Trade Minister signals PNG to pull out of PACER Plus talks
PNG Trade Minister speaks out about trade imbalance between island countries and New Zealand and Australia, and is opposed to the PACER Plus scheme for a Pacific common market.
The Papua New Guinea Trade Minister Richard Maru says the trade imbalance between Australia and New Zealand and the island countries is so one-sided, it is not funny.
Mr Maru says for this reason there is no merit in the island nations being in a trading agreement with Australia and New Zealand.
He told Don Wiseman he will advise his government that PNG pull out of the trade talks on the PACER Plus scheme, which is designed to usher in a common market in goods and services.
RICHARD MARU: I cannot see any national interest can be served by entering into a trading arrangement that includes the Pacific and Australia and New Zealand. There's no point in even going down the path for starters.
DON WISEMAN: Although, of course, the critical thing about PACER Plus is that, as well as a trade in goods, it's a trade in services. And that would open up the Australian and New Zealand markets to more Papua New Guineans, wouldn't it?
RM: Yeah, but what has Australia and New Zealand done about giving us the capacity to trade goods with you? What were they talking about, for that matter? Until we have the goods to trade with you there's not even a point in going down this path.
DW: What's the alternative for PNG, then, do you think?
RM: My alternative is simple - I will just focus on the MSG countries and build our trading relationship with them.
DW: And you'd ignore the other island countries in the Pacific?
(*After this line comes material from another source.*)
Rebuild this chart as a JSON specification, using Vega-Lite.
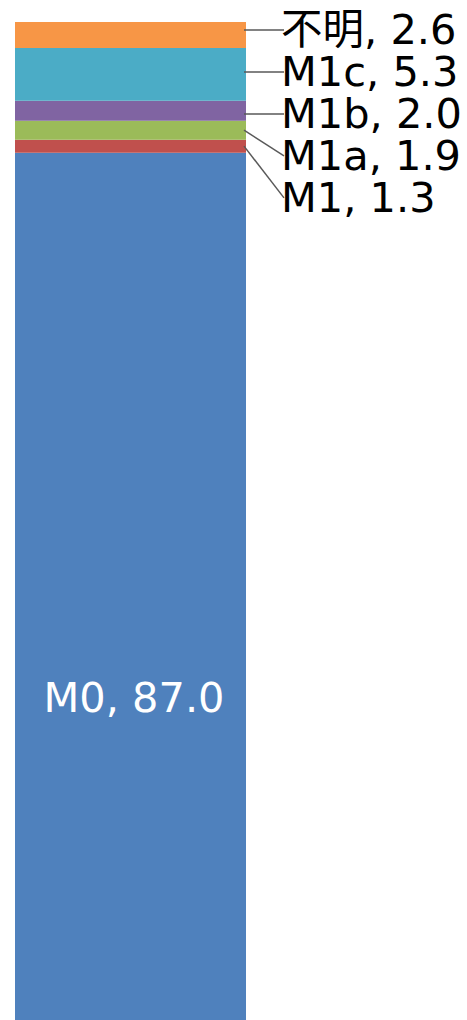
{
  "$schema": "https://vega.github.io/schema/vega-lite/v6.json",
  "width": 467,
  "height": 1020,
  "padding": 0,
  "autosize": {"type": "none"},
  "background": "white",
  "config": {"view": {"stroke": null}},
  "data": {
    "values": [
      {"category": "M0", "value": 87.0, "order": 1},
      {"category": "M1", "value": 1.3, "order": 2},
      {"category": "M1a", "value": 1.9, "order": 3},
      {"category": "M1b", "value": 2.0, "order": 4},
      {"category": "M1c", "value": 5.3, "order": 5},
      {"category": "不明", "value": 2.6, "order": 6}
    ]
  },
  "transform": [
    {"window": [{"op": "sum", "field": "value", "as": "top"}], "sort": [{"field": "order"}], "frame": [null, 0]},
    {"calculate": "datum.top - datum.value", "as": "bottom"},
    {"calculate": "datum.category + ', ' + format(datum.value, '.1f')", "as": "label"}
  ],
  "layer": [
    {
      "mark": {"type": "bar"},
      "encoding": {
        "x": {"datum": 15, "type": "quantitative", "scale": {"domain": [0, 467], "nice": false, "zero": false}, "axis": null},
        "x2": {"datum": 246},
        "y": {"field": "bottom", "type": "quantitative", "scale": {"domain": [0, 102.31], "nice": false}, "axis": null},
        "y2": {"field": "top"},
        "color": {
          "field": "category",
          "type": "nominal",
          "scale": {
            "domain": ["M0", "M1", "M1a", "M1b", "M1c", "不明"],
            "range": ["#4F81BD", "#C0504D", "#9BBB59", "#8064A2", "#4BACC6", "#F79646"]
          },
          "legend": null
        }
      }
    },
    {
      "transform": [
        {"filter": "datum.order > 1"},
        {"window": [{"op": "row_number", "as": "rn"}], "sort": [{"field": "order", "order": "descending"}]},
        {"calculate": "99.3 - 4.21 * (datum.rn - 1)", "as": "labelY"},
        {"calculate": "(datum.labelY >= datum.bottom && datum.labelY <= datum.top) ? datum.labelY : (datum.bottom + datum.top) / 2", "as": "lineY"}
      ],
      "layer": [
        {
          "mark": {"type": "rule", "color": "#595959", "strokeWidth": 1.5},
          "encoding": {
            "x": {"datum": 244, "type": "quantitative"},
            "x2": {"datum": 284},
            "y": {"field": "lineY", "type": "quantitative"},
            "y2": {"field": "labelY"}
          }
        },
        {
          "mark": {"type": "text", "align": "left", "baseline": "middle", "fontSize": 41.5, "font": "DejaVu Sans, Noto Sans CJK JP", "color": "black", "dy": 2},
          "encoding": {
            "x": {"datum": 281, "type": "quantitative"},
            "y": {"field": "labelY", "type": "quantitative"},
            "text": {"field": "label"}
          }
        }
      ]
    },
    {
      "transform": [{"filter": "datum.order == 1"}],
      "mark": {"type": "text", "align": "center", "baseline": "middle", "fontSize": 41.5, "font": "DejaVu Sans", "color": "white", "dy": 2},
      "encoding": {
        "x": {"datum": 134, "type": "quantitative"},
        "y": {"datum": 32.3, "type": "quantitative"},
        "text": {"field": "label"}
      }
    }
  ]
}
RM: We've had PICTA for a while - you haven't even got it started yet. Let's focus on the smaller grouping. Let's get the current duty-free trade arrangements done, let's get it embedded down, let's look at labour mobility, let's look at services at this level. And once we've got it right, after a few years we could talk about the whole of the Pacific. But until I can trade on equal terms, on equal volumes, on equal value-based goods with Australia and New Zealand, i'm not going to waste my time. It has to be about mutual trading with each other. It's not about a one-sided trading relationship anymore. Until such time we build up the capacity to trade dollar for dollar with you, we're not interested.
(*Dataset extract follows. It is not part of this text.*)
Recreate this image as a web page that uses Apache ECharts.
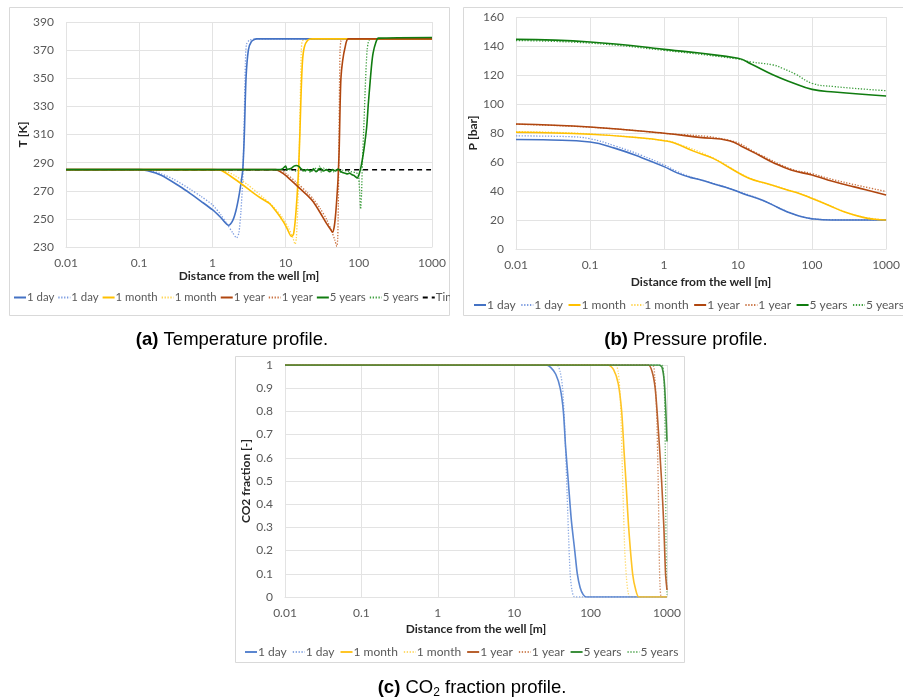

DW: The MSG would appear to be going along in leaps and bounds over these last couple of years. So a common market for the MSG countries is probably not that far away. Is that how you see it?
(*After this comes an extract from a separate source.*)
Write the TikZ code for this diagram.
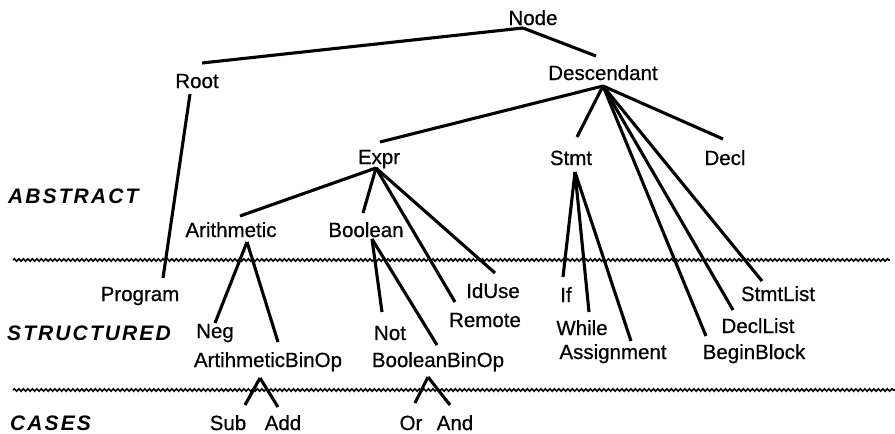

RM: We are saying, let's make the MSG work first. Let's get it embedded down, let's get it mobile within a couple of years. We started with a political relationship, now we've moved to a trading relationship. We started with the duty-free market excess. Over the next few years all of us will be able to trade duty-free goods with each other. Now, this year, we are also going down the path of looking at mobility among the MSG countries. Lets get that working first. Once we've got it embedded down we should look at the trading of services. Once we've got some experience in running a trading bloc, after we've had an evaluation of that - and I mean a couple of years down the track - we could start looking at the whole of the Pacific, if there is merit to do so. There is not merit to think about Australia and New Zealand when it's about them only and them only and them only. That can no longer be the case. That is not an acceptable situation and I see no merit in moving with PACER Plus.